Output the first line of the listing and each line after it, up to and including the line that contains "ph_guides = [9, 6]", exactly as written, minus the pictures.

* Data extract *
## BEGIN
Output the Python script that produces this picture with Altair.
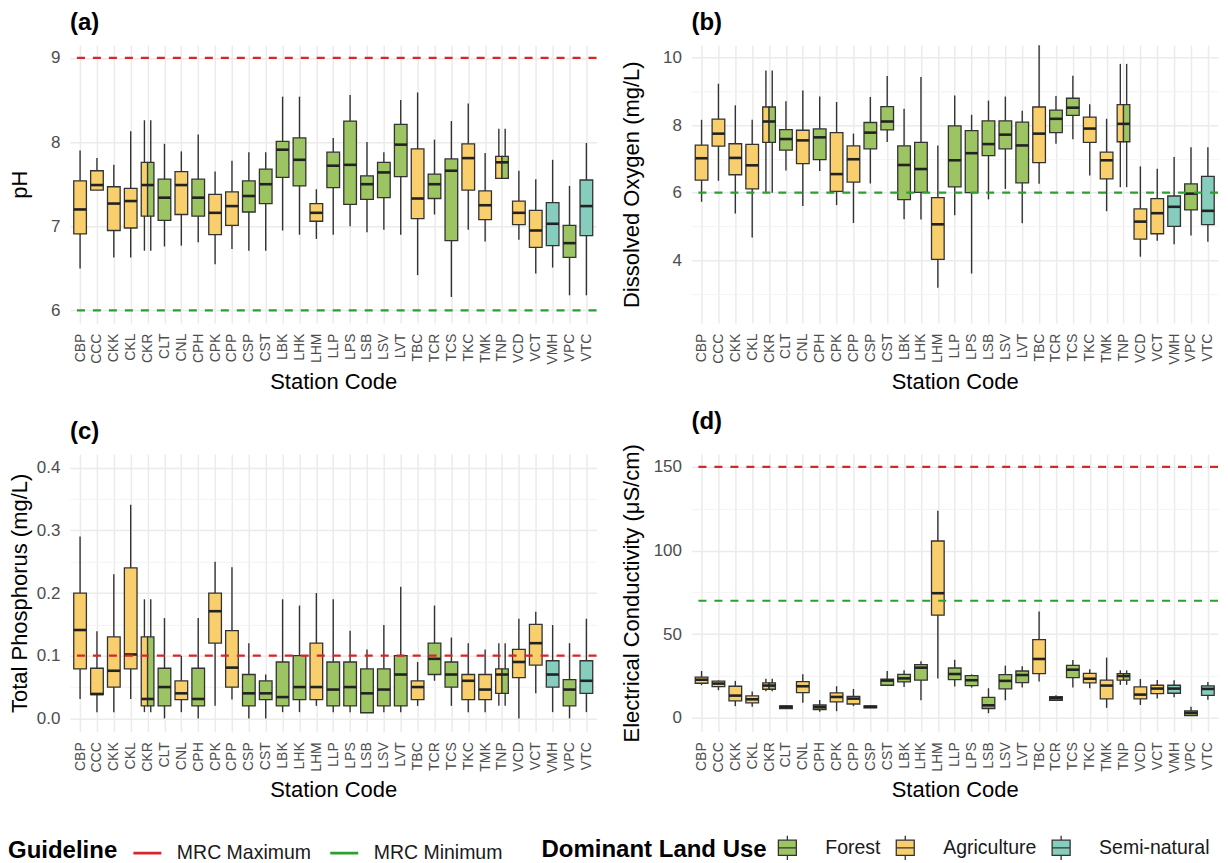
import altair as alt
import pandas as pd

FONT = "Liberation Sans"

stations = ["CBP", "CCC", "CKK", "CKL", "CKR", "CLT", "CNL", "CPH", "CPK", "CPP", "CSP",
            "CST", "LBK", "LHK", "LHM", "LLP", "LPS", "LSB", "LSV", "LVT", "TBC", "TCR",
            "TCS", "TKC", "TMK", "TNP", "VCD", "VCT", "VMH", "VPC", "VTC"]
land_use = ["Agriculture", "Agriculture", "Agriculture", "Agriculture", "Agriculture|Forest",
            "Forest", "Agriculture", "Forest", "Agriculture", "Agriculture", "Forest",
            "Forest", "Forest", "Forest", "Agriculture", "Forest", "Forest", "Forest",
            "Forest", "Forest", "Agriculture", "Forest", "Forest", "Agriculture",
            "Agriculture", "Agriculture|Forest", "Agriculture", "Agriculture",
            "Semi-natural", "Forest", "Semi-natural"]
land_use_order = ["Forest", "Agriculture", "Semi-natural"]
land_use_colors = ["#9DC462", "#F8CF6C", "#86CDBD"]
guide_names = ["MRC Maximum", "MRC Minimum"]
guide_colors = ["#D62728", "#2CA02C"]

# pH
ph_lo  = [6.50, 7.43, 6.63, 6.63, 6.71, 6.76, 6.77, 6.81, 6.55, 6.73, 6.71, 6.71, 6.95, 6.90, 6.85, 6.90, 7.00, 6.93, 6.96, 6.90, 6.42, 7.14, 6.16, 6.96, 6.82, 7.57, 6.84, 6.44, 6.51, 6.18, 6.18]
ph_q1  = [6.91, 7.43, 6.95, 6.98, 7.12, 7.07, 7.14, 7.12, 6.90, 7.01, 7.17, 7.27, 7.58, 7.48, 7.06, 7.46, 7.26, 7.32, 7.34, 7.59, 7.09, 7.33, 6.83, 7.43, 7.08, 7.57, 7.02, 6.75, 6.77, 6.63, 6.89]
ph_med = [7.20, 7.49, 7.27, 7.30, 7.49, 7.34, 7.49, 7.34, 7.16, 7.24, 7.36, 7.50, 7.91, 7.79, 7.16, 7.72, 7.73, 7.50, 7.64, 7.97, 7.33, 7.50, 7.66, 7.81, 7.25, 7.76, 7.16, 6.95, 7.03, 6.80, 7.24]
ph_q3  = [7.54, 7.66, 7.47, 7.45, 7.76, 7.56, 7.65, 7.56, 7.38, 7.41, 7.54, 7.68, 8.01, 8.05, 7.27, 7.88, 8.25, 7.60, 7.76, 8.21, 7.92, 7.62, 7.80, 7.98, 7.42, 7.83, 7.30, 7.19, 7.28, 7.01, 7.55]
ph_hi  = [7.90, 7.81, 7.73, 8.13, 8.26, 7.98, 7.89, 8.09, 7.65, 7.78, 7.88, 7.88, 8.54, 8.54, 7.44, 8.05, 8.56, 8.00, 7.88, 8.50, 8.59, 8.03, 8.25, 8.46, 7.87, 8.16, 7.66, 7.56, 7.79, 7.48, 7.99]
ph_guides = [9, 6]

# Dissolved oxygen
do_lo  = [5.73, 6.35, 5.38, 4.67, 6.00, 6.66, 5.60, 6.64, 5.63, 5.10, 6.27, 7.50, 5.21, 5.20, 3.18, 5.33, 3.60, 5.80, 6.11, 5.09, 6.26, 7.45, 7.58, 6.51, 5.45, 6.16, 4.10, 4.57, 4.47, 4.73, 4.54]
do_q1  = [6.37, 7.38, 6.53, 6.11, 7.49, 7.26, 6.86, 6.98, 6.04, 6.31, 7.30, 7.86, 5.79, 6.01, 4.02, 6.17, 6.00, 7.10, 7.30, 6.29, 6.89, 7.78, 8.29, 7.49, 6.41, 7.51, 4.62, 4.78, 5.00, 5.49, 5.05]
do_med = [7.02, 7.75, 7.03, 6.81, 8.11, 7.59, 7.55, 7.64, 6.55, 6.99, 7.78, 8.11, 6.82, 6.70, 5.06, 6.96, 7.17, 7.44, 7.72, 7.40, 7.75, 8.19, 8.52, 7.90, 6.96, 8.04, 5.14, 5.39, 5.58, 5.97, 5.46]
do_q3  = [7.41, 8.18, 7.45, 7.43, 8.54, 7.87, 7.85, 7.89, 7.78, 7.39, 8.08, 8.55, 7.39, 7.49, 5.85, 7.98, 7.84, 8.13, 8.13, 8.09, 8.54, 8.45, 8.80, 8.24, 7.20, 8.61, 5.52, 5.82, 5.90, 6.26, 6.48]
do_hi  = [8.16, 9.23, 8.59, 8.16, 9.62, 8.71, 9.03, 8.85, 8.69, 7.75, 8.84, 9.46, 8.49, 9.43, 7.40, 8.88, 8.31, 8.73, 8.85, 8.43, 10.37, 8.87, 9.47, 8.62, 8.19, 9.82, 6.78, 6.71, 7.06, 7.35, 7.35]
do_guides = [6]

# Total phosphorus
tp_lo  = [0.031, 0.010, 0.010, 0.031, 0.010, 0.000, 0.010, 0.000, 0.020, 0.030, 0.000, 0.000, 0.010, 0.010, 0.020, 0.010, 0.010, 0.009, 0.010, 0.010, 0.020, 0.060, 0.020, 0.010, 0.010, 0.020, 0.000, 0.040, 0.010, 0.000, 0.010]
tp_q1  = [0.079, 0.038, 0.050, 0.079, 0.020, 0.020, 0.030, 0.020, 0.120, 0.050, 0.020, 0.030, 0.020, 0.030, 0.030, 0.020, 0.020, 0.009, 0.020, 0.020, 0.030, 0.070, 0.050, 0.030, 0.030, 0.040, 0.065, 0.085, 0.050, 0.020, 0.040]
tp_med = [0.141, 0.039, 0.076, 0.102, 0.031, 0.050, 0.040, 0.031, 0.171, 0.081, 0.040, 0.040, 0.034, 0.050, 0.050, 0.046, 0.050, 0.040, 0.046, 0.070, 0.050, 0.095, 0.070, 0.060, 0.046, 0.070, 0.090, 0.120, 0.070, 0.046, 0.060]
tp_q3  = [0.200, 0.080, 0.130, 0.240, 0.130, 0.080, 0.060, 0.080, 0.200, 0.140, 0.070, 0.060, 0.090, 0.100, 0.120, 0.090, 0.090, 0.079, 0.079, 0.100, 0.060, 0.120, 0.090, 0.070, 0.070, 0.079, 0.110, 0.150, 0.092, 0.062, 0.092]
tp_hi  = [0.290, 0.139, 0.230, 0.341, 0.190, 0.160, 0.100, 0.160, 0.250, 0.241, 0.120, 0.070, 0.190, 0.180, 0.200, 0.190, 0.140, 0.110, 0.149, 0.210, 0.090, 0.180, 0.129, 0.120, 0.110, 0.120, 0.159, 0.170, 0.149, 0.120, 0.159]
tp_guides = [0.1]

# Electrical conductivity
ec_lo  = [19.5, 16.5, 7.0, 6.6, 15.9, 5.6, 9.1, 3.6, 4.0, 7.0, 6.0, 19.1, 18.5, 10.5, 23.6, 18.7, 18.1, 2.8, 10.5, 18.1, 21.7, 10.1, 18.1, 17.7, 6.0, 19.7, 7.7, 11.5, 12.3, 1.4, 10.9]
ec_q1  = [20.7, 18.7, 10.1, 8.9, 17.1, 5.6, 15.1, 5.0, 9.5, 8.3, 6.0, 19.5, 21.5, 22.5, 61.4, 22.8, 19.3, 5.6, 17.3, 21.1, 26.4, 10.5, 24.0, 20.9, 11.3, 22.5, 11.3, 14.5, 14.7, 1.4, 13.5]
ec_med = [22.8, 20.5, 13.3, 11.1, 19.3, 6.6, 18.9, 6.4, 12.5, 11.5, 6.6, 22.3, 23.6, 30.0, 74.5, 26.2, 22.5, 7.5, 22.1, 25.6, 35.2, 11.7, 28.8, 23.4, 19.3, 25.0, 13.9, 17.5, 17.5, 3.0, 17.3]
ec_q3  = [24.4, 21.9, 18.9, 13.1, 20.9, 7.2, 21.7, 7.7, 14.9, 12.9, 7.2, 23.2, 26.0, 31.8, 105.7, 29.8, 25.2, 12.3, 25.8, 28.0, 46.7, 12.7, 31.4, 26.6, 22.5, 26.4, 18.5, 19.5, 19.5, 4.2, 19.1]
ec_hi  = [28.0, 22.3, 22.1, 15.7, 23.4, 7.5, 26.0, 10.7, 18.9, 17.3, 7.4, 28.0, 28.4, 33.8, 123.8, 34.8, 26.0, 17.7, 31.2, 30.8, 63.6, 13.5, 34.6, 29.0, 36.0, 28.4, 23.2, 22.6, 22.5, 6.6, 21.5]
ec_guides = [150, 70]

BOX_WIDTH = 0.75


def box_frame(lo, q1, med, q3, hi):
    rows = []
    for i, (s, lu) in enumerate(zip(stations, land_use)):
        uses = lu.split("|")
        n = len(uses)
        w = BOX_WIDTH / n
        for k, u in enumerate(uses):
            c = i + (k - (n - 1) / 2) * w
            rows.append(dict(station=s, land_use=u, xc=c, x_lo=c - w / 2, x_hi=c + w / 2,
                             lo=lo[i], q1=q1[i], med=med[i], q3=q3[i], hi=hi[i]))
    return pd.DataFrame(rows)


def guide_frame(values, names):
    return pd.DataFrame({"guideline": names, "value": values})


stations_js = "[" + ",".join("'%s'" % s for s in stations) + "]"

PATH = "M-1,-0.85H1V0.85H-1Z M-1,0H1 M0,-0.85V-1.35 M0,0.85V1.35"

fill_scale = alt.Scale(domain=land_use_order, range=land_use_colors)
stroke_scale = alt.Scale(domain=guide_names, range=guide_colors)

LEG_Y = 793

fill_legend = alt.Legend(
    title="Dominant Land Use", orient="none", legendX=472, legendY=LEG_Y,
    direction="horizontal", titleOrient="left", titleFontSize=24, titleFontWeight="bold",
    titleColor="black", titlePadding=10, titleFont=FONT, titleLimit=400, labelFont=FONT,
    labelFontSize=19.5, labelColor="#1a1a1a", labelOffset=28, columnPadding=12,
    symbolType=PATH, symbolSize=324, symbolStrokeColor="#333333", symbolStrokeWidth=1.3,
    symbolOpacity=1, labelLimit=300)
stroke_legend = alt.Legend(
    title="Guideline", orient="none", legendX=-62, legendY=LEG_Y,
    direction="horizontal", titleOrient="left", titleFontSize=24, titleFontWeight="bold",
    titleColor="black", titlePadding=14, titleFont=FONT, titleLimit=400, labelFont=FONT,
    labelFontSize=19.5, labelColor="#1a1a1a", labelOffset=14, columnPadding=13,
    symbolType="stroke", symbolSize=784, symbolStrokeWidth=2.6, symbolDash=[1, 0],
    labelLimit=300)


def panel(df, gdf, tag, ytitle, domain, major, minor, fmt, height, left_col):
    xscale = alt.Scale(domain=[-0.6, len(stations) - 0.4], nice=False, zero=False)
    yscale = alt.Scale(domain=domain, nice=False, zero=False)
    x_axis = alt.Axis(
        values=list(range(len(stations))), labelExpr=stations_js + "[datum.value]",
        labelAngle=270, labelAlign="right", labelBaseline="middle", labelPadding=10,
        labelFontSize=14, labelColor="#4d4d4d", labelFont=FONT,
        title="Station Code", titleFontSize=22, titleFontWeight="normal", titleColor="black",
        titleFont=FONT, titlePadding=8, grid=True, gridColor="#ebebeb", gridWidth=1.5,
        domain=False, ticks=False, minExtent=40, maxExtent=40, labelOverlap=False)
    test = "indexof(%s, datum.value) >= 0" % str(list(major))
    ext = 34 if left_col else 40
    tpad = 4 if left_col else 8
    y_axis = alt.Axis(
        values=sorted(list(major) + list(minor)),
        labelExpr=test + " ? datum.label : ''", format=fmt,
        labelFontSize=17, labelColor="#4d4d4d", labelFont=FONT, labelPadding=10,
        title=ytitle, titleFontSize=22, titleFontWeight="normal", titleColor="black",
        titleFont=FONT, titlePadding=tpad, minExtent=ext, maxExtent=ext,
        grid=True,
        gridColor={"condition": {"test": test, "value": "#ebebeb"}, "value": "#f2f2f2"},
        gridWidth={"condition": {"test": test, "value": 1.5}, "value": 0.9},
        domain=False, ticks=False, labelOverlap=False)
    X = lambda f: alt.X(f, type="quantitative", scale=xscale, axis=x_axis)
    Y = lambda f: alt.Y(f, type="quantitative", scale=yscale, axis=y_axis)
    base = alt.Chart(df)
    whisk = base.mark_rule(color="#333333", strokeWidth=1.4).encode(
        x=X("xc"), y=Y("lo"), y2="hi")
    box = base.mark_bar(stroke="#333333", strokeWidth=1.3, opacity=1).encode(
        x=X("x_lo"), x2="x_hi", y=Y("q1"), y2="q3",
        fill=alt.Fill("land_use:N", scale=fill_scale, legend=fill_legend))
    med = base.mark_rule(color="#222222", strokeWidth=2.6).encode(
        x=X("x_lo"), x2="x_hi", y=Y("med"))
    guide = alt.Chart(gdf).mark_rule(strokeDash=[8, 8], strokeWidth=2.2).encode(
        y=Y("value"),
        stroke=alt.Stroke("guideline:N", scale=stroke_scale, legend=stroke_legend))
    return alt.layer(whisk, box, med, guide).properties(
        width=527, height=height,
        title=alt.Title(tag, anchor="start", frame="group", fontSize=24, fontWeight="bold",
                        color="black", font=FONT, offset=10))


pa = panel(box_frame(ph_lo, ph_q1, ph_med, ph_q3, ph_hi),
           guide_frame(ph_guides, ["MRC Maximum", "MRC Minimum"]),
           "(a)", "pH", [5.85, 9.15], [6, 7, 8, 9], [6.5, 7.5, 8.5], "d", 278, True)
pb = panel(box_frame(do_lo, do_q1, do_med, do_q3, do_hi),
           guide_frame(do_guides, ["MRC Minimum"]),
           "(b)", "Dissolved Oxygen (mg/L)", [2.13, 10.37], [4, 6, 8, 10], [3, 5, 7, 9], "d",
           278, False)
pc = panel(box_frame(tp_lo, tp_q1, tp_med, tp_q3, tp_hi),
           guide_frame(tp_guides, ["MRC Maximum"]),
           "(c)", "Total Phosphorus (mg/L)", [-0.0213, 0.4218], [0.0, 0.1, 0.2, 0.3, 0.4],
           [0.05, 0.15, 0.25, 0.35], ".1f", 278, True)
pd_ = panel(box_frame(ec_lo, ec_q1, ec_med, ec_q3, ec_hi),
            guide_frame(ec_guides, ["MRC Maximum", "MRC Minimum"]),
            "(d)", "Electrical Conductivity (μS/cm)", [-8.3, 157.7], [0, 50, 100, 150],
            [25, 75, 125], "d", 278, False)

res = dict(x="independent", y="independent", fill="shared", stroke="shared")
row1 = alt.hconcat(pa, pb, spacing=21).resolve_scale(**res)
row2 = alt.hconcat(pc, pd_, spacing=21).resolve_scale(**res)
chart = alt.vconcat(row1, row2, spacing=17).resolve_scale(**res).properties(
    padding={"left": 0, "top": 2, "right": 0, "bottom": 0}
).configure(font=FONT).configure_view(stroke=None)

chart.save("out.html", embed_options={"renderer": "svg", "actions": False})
## END
* Final result *
Output the Python script that produces this picture with Altair.
import altair as alt
import pandas as pd

FONT = "Liberation Sans"

stations = ["CBP", "CCC", "CKK", "CKL", "CKR", "CLT", "CNL", "CPH", "CPK", "CPP", "CSP",
            "CST", "LBK", "LHK", "LHM", "LLP", "LPS", "LSB", "LSV", "LVT", "TBC", "TCR",
            "TCS", "TKC", "TMK", "TNP", "VCD", "VCT", "VMH", "VPC", "VTC"]
land_use = ["Agriculture", "Agriculture", "Agriculture", "Agriculture", "Agriculture|Forest",
            "Forest", "Agriculture", "Forest", "Agriculture", "Agriculture", "Forest",
            "Forest", "Forest", "Forest", "Agriculture", "Forest", "Forest", "Forest",
            "Forest", "Forest", "Agriculture", "Forest", "Forest", "Agriculture",
            "Agriculture", "Agriculture|Forest", "Agriculture", "Agriculture",
            "Semi-natural", "Forest", "Semi-natural"]
land_use_order = ["Forest", "Agriculture", "Semi-natural"]
land_use_colors = ["#9DC462", "#F8CF6C", "#86CDBD"]
guide_names = ["MRC Maximum", "MRC Minimum"]
guide_colors = ["#D62728", "#2CA02C"]

# pH
ph_lo  = [6.50, 7.43, 6.63, 6.63, 6.71, 6.76, 6.77, 6.81, 6.55, 6.73, 6.71, 6.71, 6.95, 6.90, 6.85, 6.90, 7.00, 6.93, 6.96, 6.90, 6.42, 7.14, 6.16, 6.96, 6.82, 7.57, 6.84, 6.44, 6.51, 6.18, 6.18]
ph_q1  = [6.91, 7.43, 6.95, 6.98, 7.12, 7.07, 7.14, 7.12, 6.90, 7.01, 7.17, 7.27, 7.58, 7.48, 7.06, 7.46, 7.26, 7.32, 7.34, 7.59, 7.09, 7.33, 6.83, 7.43, 7.08, 7.57, 7.02, 6.75, 6.77, 6.63, 6.89]
ph_med = [7.20, 7.49, 7.27, 7.30, 7.49, 7.34, 7.49, 7.34, 7.16, 7.24, 7.36, 7.50, 7.91, 7.79, 7.16, 7.72, 7.73, 7.50, 7.64, 7.97, 7.33, 7.50, 7.66, 7.81, 7.25, 7.76, 7.16, 6.95, 7.03, 6.80, 7.24]
ph_q3  = [7.54, 7.66, 7.47, 7.45, 7.76, 7.56, 7.65, 7.56, 7.38, 7.41, 7.54, 7.68, 8.01, 8.05, 7.27, 7.88, 8.25, 7.60, 7.76, 8.21, 7.92, 7.62, 7.80, 7.98, 7.42, 7.83, 7.30, 7.19, 7.28, 7.01, 7.55]
ph_hi  = [7.90, 7.81, 7.73, 8.13, 8.26, 7.98, 7.89, 8.09, 7.65, 7.78, 7.88, 7.88, 8.54, 8.54, 7.44, 8.05, 8.56, 8.00, 7.88, 8.50, 8.59, 8.03, 8.25, 8.46, 7.87, 8.16, 7.66, 7.56, 7.79, 7.48, 7.99]
ph_guides = [9, 6]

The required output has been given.